A former high school alum stopped by this afternoon to introduce herself. I knew her sister, but Carol was six years younger which in high school is an eternity. Carol’s dad is still alive, sadly her mother passed away this past January. Carol told me her parents married before he was shipped to Italy: he nineteen years old, her mom seventeen. Could they legally drink then? I don’t know. And yet, who could fault them for rushing into adulthood when there was no guarantee they’d even experience it? Both Carol and Pat as well as many other people I’ve talked with, have tangible memories in the form of both photos and writings.
Sadly, I’m also witness to those of that special generation who have marvelous memories of those days, but seem lost in the present.
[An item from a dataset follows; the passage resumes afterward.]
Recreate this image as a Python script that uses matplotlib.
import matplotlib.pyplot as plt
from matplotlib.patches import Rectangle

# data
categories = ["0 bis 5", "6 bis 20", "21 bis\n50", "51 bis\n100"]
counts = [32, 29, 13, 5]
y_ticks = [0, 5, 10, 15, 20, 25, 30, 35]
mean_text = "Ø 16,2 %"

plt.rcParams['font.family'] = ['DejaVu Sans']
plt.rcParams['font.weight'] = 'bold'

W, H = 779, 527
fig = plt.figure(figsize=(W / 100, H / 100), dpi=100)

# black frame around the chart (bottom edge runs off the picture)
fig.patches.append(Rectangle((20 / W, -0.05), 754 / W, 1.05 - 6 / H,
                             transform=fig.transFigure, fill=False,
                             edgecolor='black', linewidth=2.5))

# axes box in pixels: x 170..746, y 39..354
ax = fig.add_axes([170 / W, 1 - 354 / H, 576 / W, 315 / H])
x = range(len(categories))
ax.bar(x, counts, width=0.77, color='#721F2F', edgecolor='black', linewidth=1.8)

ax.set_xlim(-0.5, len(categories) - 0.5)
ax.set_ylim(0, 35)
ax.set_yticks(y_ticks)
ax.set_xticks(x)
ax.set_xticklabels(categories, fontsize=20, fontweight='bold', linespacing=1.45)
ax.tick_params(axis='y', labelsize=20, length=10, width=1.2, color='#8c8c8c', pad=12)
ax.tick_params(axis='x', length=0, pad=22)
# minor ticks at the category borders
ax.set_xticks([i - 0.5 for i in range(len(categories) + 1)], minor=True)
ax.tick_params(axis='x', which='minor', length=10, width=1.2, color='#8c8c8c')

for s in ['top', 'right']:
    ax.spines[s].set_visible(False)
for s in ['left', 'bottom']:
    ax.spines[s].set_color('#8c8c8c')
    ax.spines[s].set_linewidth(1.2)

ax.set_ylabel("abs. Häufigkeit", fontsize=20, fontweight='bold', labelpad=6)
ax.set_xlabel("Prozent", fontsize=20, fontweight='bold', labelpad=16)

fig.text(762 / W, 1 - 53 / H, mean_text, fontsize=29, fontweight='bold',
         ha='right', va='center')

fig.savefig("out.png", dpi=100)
An 88 year old women I’d met shortly after arriving at the library, returned today. “How wonderful to see someone painting here,” she said to me. “Well hello again,” I said, turning in my chair to face her. “I’ve never met you before,” she said looking me squarely in the eyes. Hers was not a mild personality, one easy to forget. She again told me of her time serving in the intelligence community, working overseas. She talked of the places overseas she lived during and after the war. Hers was a life of adventure which she has passed onto her two daughters, one of whom still lives abroad.
It hit me today, how far-reaching this project has become. At least in my presence, I’m hearing the offspring of this generation wanting to reconnect or really, for the first time, connect with their parents as young people. Pat told me she was born nine months to the day after her dad returned from the war. As for the 88 year old woman, I hope her daughters will seize this time to capture their mother’s past while it’s still fresh. Across America, as I travel, I want to hear more and more stories from people about discovering lost letters and photos. Spread the idea. Toss that pebble of an idea. Make this ripple on the pond grow.